Training and Validation Loss#
fig, ax = plt.subplots(figsize=(9, 4))
ax.plot(mlp.loss_curve_, label='Training loss', color='steelblue', lw=2)
ax.plot(mlp.validation_scores_, label='Validation score', color='tomato', lw=2, ls='--')
ax.axvline(np.argmax(mlp.validation_scores_), color='green', lw=1.5, ls=':', label='Best iteration')
ax.set_xlabel("Iterations")
ax.set_title("Deep MLP - Loss & Validation Score (Digits)", fontweight='bold')
ax.legend()
ax.grid(True, alpha=0.3)
plt.tight_layout()
plt.show()
Classification Report#
print(classification_report(y_test, mlp.predict(X_test_sc), target_names=[str(d) for d in range(10)]))
precision recall f1-score support
0 1.00 0.98 0.99 45
1 0.94 0.96 0.95 46
2 0.96 1.00 0.98 44
3 1.00 1.00 1.00 46
4 0.98 1.00 0.99 45
5 1.00 0.98 0.99 46
6 1.00 1.00 1.00 45
7 0.96 1.00 0.98 45
8 1.00 0.86 0.93 43
9 0.96 1.00 0.98 45
accuracy 0.98 450
macro avg 0.98 0.98 0.98 450
weighted avg 0.98 0.98 0.98 450
Regularisation: Effect of Alpha#
The alpha parameter controls L2 weight decay - how strongly large weights are penalised.
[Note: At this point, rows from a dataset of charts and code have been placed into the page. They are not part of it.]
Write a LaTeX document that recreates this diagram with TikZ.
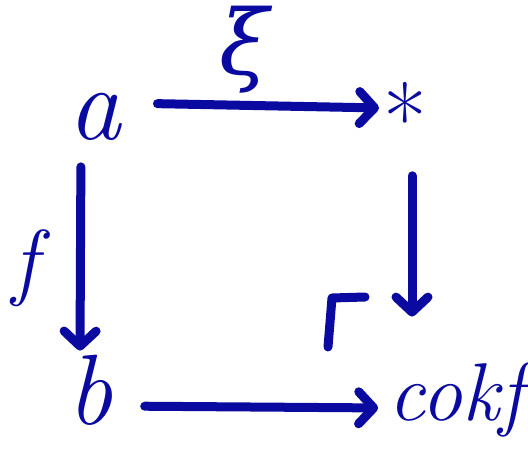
\documentclass[tikz,border=0pt]{standalone}
\usepackage{fontspec}
\newfontfamily\greekfont{DejaVu Serif}
\usetikzlibrary{arrows.meta}
\definecolor{ink}{RGB}{10,10,160}

\begin{document}
\begin{tikzpicture}[x=1pt, y=1pt,
    obj/.style={inner sep=2pt, text=ink, font=\fontsize{105}{105}\selectfont\itshape},
    arr/.style={draw=ink, line width=9pt, line cap=round,
                -{Straight Barb[length=15pt, width=32pt, line cap=round, round]}}]
    \useasboundingbox (0,0) rectangle (528,453);
    % objects
    \node[obj] (a) at (95,336) {a};
    \node[obj, font=\fontsize{95}{95}\selectfont] (star) at (405,335) {*};
    \node[obj, font=\fontsize{100}{100}\selectfont\itshape] (b) at (90,63) {b};
    \node[obj, font=\fontsize{82}{82}\selectfont\itshape] (coker) at (456,53) {cokf};
    % labels
    \node[obj, font=\fontsize{90}{90}\selectfont\greekfont\itshape] (lxi) at (244,403) {ξ};
    \node[obj, font=\fontsize{85}{85}\selectfont\itshape] (lf) at (25,185) {f};
    % arrows
    \draw[arr, shorten <=34pt, shorten >=2pt] ([yshift=14pt]a.east) -- ([yshift=10pt]star.west);
    \draw[arr, shorten <=24pt, shorten >=2pt] ([xshift=-14pt]a.south) -- ([xshift=-10pt]b.north);
    \draw[arr, shorten <=20pt, shorten >=44pt] ([xshift=7pt]star.south) -- ([xshift=7pt]star.south |- coker.north);
    \draw[arr, shorten <=30pt, shorten >=8pt] ([yshift=-16pt]b.east) -- ([yshift=-8pt]coker.west);
    % corner
    \draw[ink, line width=9pt, line cap=round, line join=round] (328,106) -- (332,155) -- (365,156);
\end{tikzpicture}
\end{document}
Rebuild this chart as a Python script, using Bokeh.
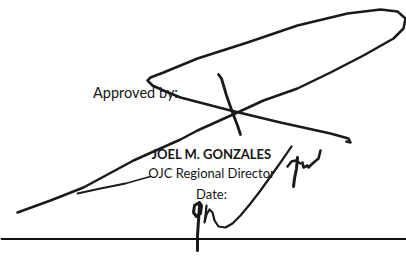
from bokeh.plotting import figure
from bokeh.models import Range1d
from bokeh.core.properties import value
from bokeh.embed import file_html
from bokeh.resources import INLINE

# Signature strokes (image pixel coordinates)
loop_x = [17, 50, 83, 133, 180, 197, 237, 263, 297, 330, 363, 393, 403, 405, 397, 380, 347, 297, 247, 197, 163, 150, 147, 152, 163, 180, 230, 280, 330, 348, 350, 346]
loop_y = [212, 200, 187, 160, 139, 130, 112, 100, 88, 72, 55, 38, 28, 18, 11, 9, 13, 25, 42, 58, 72, 77, 80, 85, 90, 97, 110, 122, 133, 138, 142, 141]
tail_x = [150, 125, 100, 77]
tail_y = [176, 183, 188, 193]
cross_x = [218, 221, 226, 232, 237, 240]
cross_y = [74, 78, 95, 112, 125, 134]
g_x = [199, 194, 193, 196, 200, 201, 199, 199, 198, 197, 197]
g_y = [202, 205, 212, 216, 213, 205, 202, 206, 220, 235, 250]
h_x = [206, 205, 204, 206, 209, 212, 214, 218, 225, 232, 240, 250, 260, 270, 280, 291]
h_y = [205, 215, 222, 214, 209, 212, 220, 226, 227, 223, 215, 203, 190, 176, 162, 146]
j_x = [297, 296, 294, 293]
j_y = [157, 168, 178, 186]
x_x = [287, 291, 295, 300]
x_y = [166, 161, 160, 163]
w_x = [302, 303, 307, 308, 312, 318, 320]
w_y = [162, 167, 165, 167, 163, 158, 150]
rule_x = [0, 406]
rule_y = [238.5, 238.5]

# Texts
labels = ["Approved by:", "JOEL M. GONZALES", "OJC Regional Director", "Date:"]
label_x = [135, 211, 211, 211]
label_y = [92, 153, 172, 193]
label_style = ["normal", "bold", "normal", "normal"]
label_size = ["14.5px", "13px", "13px", "13px"]

p = figure(width=406, height=256, x_range=Range1d(0, 406), y_range=Range1d(256, 0),
           output_backend="svg", toolbar_location=None, min_border=0)
p.axis.visible = False
p.grid.visible = False
p.outline_line_color = None
p.background_fill_color = "white"
p.border_fill_color = "white"

for t, x, y, st, sz in zip(labels, label_x, label_y, label_style, label_size):
    p.text(x=[x], y=[y], text=[t], text_font=value("Lato"), text_font_size=sz,
           text_font_style=st, text_color="#151515", text_align="center",
           text_baseline="alphabetic")

ink = "#1a1a1a"
for xs, ys, w in [(loop_x, loop_y, 2.5), (tail_x, tail_y, 1.8), (cross_x, cross_y, 2.8),
                  (g_x, g_y, 3.0), (h_x, h_y, 2.2), (j_x, j_y, 3.0), (x_x, x_y, 2.5),
                  (w_x, w_y, 2.6)]:
    p.line(xs, ys, line_color=ink, line_width=w, line_join="round", line_cap="round")

p.line(rule_x, rule_y, line_color="#111111", line_width=2)

open("out.html", "w").write(file_html(p, INLINE))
Higher alpha → smoother, more regularised model.
alphas = [1e-5, 1e-4, 1e-3, 1e-2, 1e-1, 1.0]
train_acc_list, test_acc_list = [], []
for a in alphas:
m = MLPClassifier(hidden_layer_sizes=(256, 128, 64), activation='relu',
solver='adam', alpha=a, max_iter=400, random_state=42)
m.fit(X_train_sc, y_train)
train_acc_list.append(accuracy_score(y_train, m.predict(X_train_sc)))
test_acc_list.append(accuracy_score(y_test, m.predict(X_test_sc)))
fig, ax = plt.subplots(figsize=(9, 4))
ax.semilogx(alphas, train_acc_list, 'o-', label='Train Accuracy', color='steelblue')
ax.semilogx(alphas, test_acc_list, 's-', label='Test Accuracy', color='tomato')
ax.set_xlabel("alpha (L2 regularisation)")
ax.set_ylabel("Accuracy")
ax.set_title("Effect of L2 Regularisation (alpha) - Deep MLP", fontweight='bold')
ax.legend()
ax.grid(True, alpha=0.3)
plt.tight_layout()
plt.show()
Very low alpha: the model overfits (train ≫ test). Very high alpha: the model is too constrained (both low). The optimal alpha sits in the flat region where test accuracy is maximised.